__Dataset section__
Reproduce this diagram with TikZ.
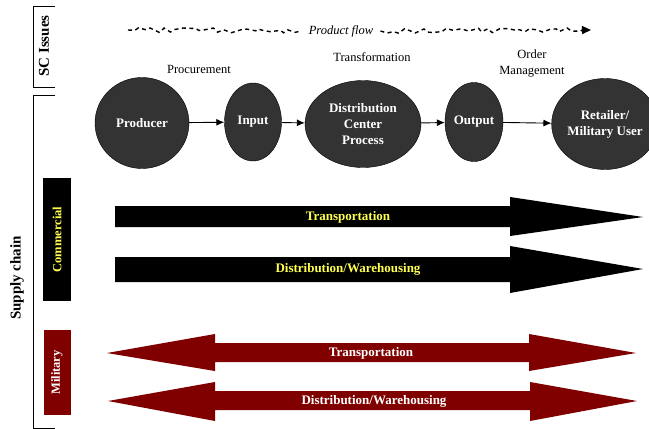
\documentclass[tikz,border=0pt]{standalone}
\usepackage{fontspec}
\setmainfont{Liberation Serif}
\usetikzlibrary{shapes.geometric,arrows.meta,decorations.pathmorphing}
\definecolor{stagegray}{RGB}{51,51,51}
\definecolor{milred}{RGB}{128,0,0}
\definecolor{comyellow}{RGB}{255,255,80}

\tikzset{
  stage/.style={ellipse, draw=black, fill=stagegray, text=white, inner sep=0pt,
    align=center, font=\fontsize{13}{16}\selectfont\bfseries},
  phase/.style={align=center, font=\fontsize{12.5}{16}\selectfont},
  flowarrow/.style={-{Latex[length=8pt,width=7pt]}, line width=0.9pt},
  wavy/.style={line width=1.4pt, dash pattern=on 4pt off 3.5pt, decorate},
  bandtext/.style={font=\fontsize{13}{15}\selectfont\bfseries},
  sidebox/.style={rotate=90, inner sep=0pt, font=\fontsize{12.5}{15}\selectfont\bfseries},
  sidetitle/.style={rotate=90, font=\fontsize{15}{18}\selectfont\bfseries}
}

\begin{document}
\begin{tikzpicture}[x=1pt,y=-1pt]
  \useasboundingbox (0,0) rectangle (649,429);

  % brackets on the left
  \draw[line width=1pt] (55,6) -- (33,6) -- (33,87) -- (55,87);
  \node[sidetitle] (scissues) at (44,46) {SC Issues};
  \draw[line width=1pt] (55,95) -- (33,95) -- (33,428) -- (55,428);
  \node[sidetitle] (supply) at (17,278) {Supply chain};

  % commercial / military boxes
  \node[sidebox, fill=black, text=comyellow, minimum width=123pt, minimum height=28pt]
    (commercial) at (57,239.5) {Commercial};
  \node[sidebox, fill=milred, text=white, minimum width=85pt, minimum height=27pt]
    (military) at (57,372.5) {Military};

  % product flow
  \coordinate (pfstart) at (128,30);
  \coordinate (pfend) at (591,30);
  \node[font=\fontsize{12.5}{15}\selectfont\itshape, inner sep=7pt] (pflabel) at (341,31) {Product flow};
  \draw[wavy, decoration={random steps, segment length=6pt, amplitude=2.5pt}]
    (pfstart) -- (pflabel.west);
  \draw[wavy, decoration={random steps, segment length=6pt, amplitude=2.5pt, post length=9pt},
    -{Triangle[length=9pt,width=8pt]}] (pflabel.east) -- (pfend);

  % phases
  \node[phase] (procure) at (199,69) {Procurement};
  \node[phase] (transform) at (372,57) {Transformation};
  \node[phase] (ordermgmt) at (532,64) {Order\\Management};

  % stages
  \node[stage, minimum width=94pt, minimum height=91pt] (producer) at (142,123) {Producer};
  \node[stage, minimum width=57pt, minimum height=78pt] (input) at (253,122) {Input};
  \node[stage, minimum width=116pt, minimum height=87pt] (dcp) at (363,124) {Distribution\\Center\\Process};
  \node[stage, minimum width=58pt, minimum height=79pt] (output) at (474,122) {Output};
  \node[stage, minimum width=84pt, minimum height=91pt] (retailer) at (605,124) {Retailer/\\Military User};

  \draw[flowarrow] (producer) -- (input);
  \draw[flowarrow] (input) -- (dcp);
  \draw[flowarrow] (dcp) -- (output);
  \draw[flowarrow] (output) -- (retailer);

  % commercial arrows
  \fill[black] (115,206) -- (510,206) -- (510,197) -- (643,217) -- (510,236) -- (510,227) -- (115,227) -- cycle;
  \node[bandtext, text=comyellow] (comtrans) at (348,217) {Transportation};
  \fill[black] (115,257) -- (510,257) -- (510,246) -- (643,269) -- (510,293) -- (510,282) -- (115,282) -- cycle;
  \node[bandtext, text=comyellow] (comdist) at (348,269) {Distribution/Warehousing};

  % military arrows
  \fill[milred] (107,353) -- (215,334) -- (215,343) -- (529,343) -- (529,334) -- (636,353)
    -- (529,371) -- (529,362) -- (215,362) -- (215,371) -- cycle;
  \node[bandtext, text=white] (miltrans) at (371,353) {Transportation};
  \fill[milred] (108,401) -- (215,382) -- (215,391) -- (530,391) -- (530,382) -- (637,401)
    -- (530,421) -- (530,410) -- (215,410) -- (215,421) -- cycle;
  \node[bandtext, text=white] (mildist) at (374,401) {Distribution/Warehousing};
\end{tikzpicture}
\end{document}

__Goal of the exercise__
Copy each line exactly, and leave the pictures out of your copy.

__Exercise solution__
Reproduce this diagram with TikZ.
\documentclass[tikz,border=0pt]{standalone}
\usepackage{fontspec}
\setmainfont{Liberation Serif}
\usetikzlibrary{shapes.geometric,arrows.meta,decorations.pathmorphing}
\definecolor{stagegray}{RGB}{51,51,51}
\definecolor{milred}{RGB}{128,0,0}
\definecolor{comyellow}{RGB}{255,255,80}

\tikzset{
  stage/.style={ellipse, draw=black, fill=stagegray, text=white, inner sep=0pt,
    align=center, font=\fontsize{13}{16}\selectfont\bfseries},
  phase/.style={align=center, font=\fontsize{12.5}{16}\selectfont},
  flowarrow/.style={-{Latex[length=8pt,width=7pt]}, line width=0.9pt},
  wavy/.style={line width=1.4pt, dash pattern=on 4pt off 3.5pt, decorate},
  bandtext/.style={font=\fontsize{13}{15}\selectfont\bfseries},
  sidebox/.style={rotate=90, inner sep=0pt, font=\fontsize{12.5}{15}\selectfont\bfseries},
  sidetitle/.style={rotate=90, font=\fontsize{15}{18}\selectfont\bfseries}
}

\begin{document}
\begin{tikzpicture}[x=1pt,y=-1pt]
  \useasboundingbox (0,0) rectangle (649,429);

  % brackets on the left
  \draw[line width=1pt] (55,6) -- (33,6) -- (33,87) -- (55,87);
  \node[sidetitle] (scissues) at (44,46) {SC Issues};
  \draw[line width=1pt] (55,95) -- (33,95) -- (33,428) -- (55,428);
  \node[sidetitle] (supply) at (17,278) {Supply chain};

  % commercial / military boxes
  \node[sidebox, fill=black, text=comyellow, minimum width=123pt, minimum height=28pt]
    (commercial) at (57,239.5) {Commercial};
  \node[sidebox, fill=milred, text=white, minimum width=85pt, minimum height=27pt]
    (military) at (57,372.5) {Military};

  % product flow
  \coordinate (pfstart) at (128,30);
  \coordinate (pfend) at (591,30);
  \node[font=\fontsize{12.5}{15}\selectfont\itshape, inner sep=7pt] (pflabel) at (341,31) {Product flow};
  \draw[wavy, decoration={random steps, segment length=6pt, amplitude=2.5pt}]
    (pfstart) -- (pflabel.west);
  \draw[wavy, decoration={random steps, segment length=6pt, amplitude=2.5pt, post length=9pt},
    -{Triangle[length=9pt,width=8pt]}] (pflabel.east) -- (pfend);

  % phases
  \node[phase] (procure) at (199,69) {Procurement};
  \node[phase] (transform) at (372,57) {Transformation};
  \node[phase] (ordermgmt) at (532,64) {Order\\Management};

  % stages
  \node[stage, minimum width=94pt, minimum height=91pt] (producer) at (142,123) {Producer};
  \node[stage, minimum width=57pt, minimum height=78pt] (input) at (253,122) {Input};
  \node[stage, minimum width=116pt, minimum height=87pt] (dcp) at (363,124) {Distribution\\Center\\Process};
  \node[stage, minimum width=58pt, minimum height=79pt] (output) at (474,122) {Output};
  \node[stage, minimum width=84pt, minimum height=91pt] (retailer) at (605,124) {Retailer/\\Military User};

  \draw[flowarrow] (producer) -- (input);
  \draw[flowarrow] (input) -- (dcp);
  \draw[flowarrow] (dcp) -- (output);
  \draw[flowarrow] (output) -- (retailer);

  % commercial arrows
  \fill[black] (115,206) -- (510,206) -- (510,197) -- (643,217) -- (510,236) -- (510,227) -- (115,227) -- cycle;
  \node[bandtext, text=comyellow] (comtrans) at (348,217) {Transportation};
  \fill[black] (115,257) -- (510,257) -- (510,246) -- (643,269) -- (510,293) -- (510,282) -- (115,282) -- cycle;
  \node[bandtext, text=comyellow] (comdist) at (348,269) {Distribution/Warehousing};

  % military arrows
  \fill[milred] (107,353) -- (215,334) -- (215,343) -- (529,343) -- (529,334) -- (636,353)
    -- (529,371) -- (529,362) -- (215,362) -- (215,371) -- cycle;
  \node[bandtext, text=white] (miltrans) at (371,353) {Transportation};
  \fill[milred] (108,401) -- (215,382) -- (215,391) -- (530,391) -- (530,382) -- (637,401)
    -- (530,421) -- (530,410) -- (215,410) -- (215,421) -- cycle;
  \node[bandtext, text=white] (mildist) at (374,401) {Distribution/Warehousing};
\end{tikzpicture}
\end{document}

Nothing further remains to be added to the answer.